La respuesta de la trifecta mediática no se hizo esperar: reunidas las corporaciones comunicacionales en forma solidaria, se dispusieron a desplegar una campaña bastante explícita de descrédito grupal e individual. Clarín tituló —luego del partido con Croacia— que “Argentina llego a la semifinal sin enfrentar a ningún campeón del mundo”. Su socio, el multimedio fundado por Bartolomé Mitre, apeló a su editorialista Carlos Pagni para disimular el malestar compartido respecto de un posible triunfo de la Scaloneta. Su artículo fue publicado con una ilustración del caricaturista Alfredo Sábat, quien grafica a un pingüino reposado sobre la cabeza de Lionel Messi, cual kirchnerista que intenta develar las adscripciones políticas del prodigio rosarino.
Disparen contra los Messi
La simple asociación exhibe de forma palmaria el terror atávico que hace sufrir a las usinas del neoliberalismo local y que Pagni intenta aprovechar para despolitizar cualquier vínculo posible entre el fútbol y la sociedad: “El deporte le devuelve a la ciudadanía una experiencia que la política no está en condiciones de suministrarle. (…) Es un contraste impresionante entre el sentimiento de comunión aportado por el fútbol y la rutina ya tediosa de una dirigencia empantanada en el conflicto”. En ese párrafo se devela la verdad del ancestral sueño conservador: una política distante del conflicto, un debate sin contradicciones de fondo, un fútbol sin rebeldes, una sociedad partida en mil pedazos, en la que no se expresan diferencias sobre proyectos de país. En síntesis: una garantía de continuidad del status actual, en el que los poderes fácticos logran dar continuidad a su acumulación de la riqueza, el capital y la renta.
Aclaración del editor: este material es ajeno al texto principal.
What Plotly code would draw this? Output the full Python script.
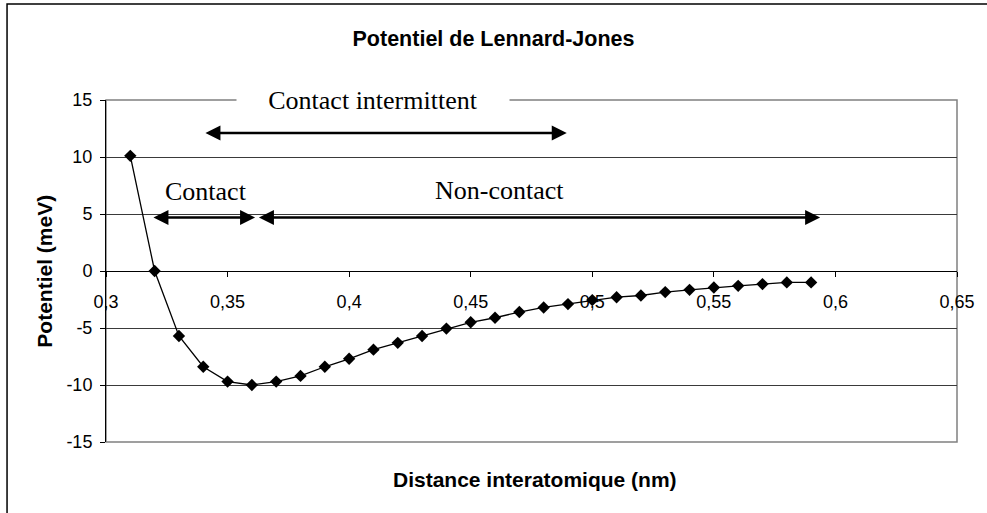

En forma analógica, la derecha local propone una final mundialista sin magia ni festejos. Un juego sin rupturas, ni conejos de la galera, ni amores populares, ni asombros. Una especie de continuidad de las reglas que permiten la cosificación de los privilegios y el obvio padecimiento de sus consecuencias en el vértice laboral de las grandes mayorías.
Ni un “Topo Gigio” —que se rebela ante Macri y Van Gaal— ni la rememoración de un Maradona turbulento, ni una letra que hace honor a los combatientes podrán sensibilizar a quienes entienden la nacionalidad —como decía Raúl Scalabrini Ortiz— como una factoría. Es por eso por lo que el establishment no podrá nunca entender las dos celebraciones concurrentes simultáneas, descriptas una semana atrás por Eduardo de la Serna: la primera, vinculada al festejo de la pasión futbolera. Esa que articula en un kilométrico hilo plebeyo las calles de Bangladesh con las avenidas marrones de la Argentina profunda. Y la segunda, aquella que se funda en la amargura apenas disimulada de una oligarquía doméstica que recela de cualquier victoria popular. La misma desconfianza que le genera la entonación descamisada de un himno coreado a los saltos, con absoluto desparpajo, bajo el ritmo sudoroso de un estadio de futbol, tan inmenso como una patria.
Doble fiesta: la propia, a disposición del “subsuelo de la patria”. Y la otra, la que deviene del rostro desfigurado de un establishment que apenas puede ocultar su larvada incomodidad.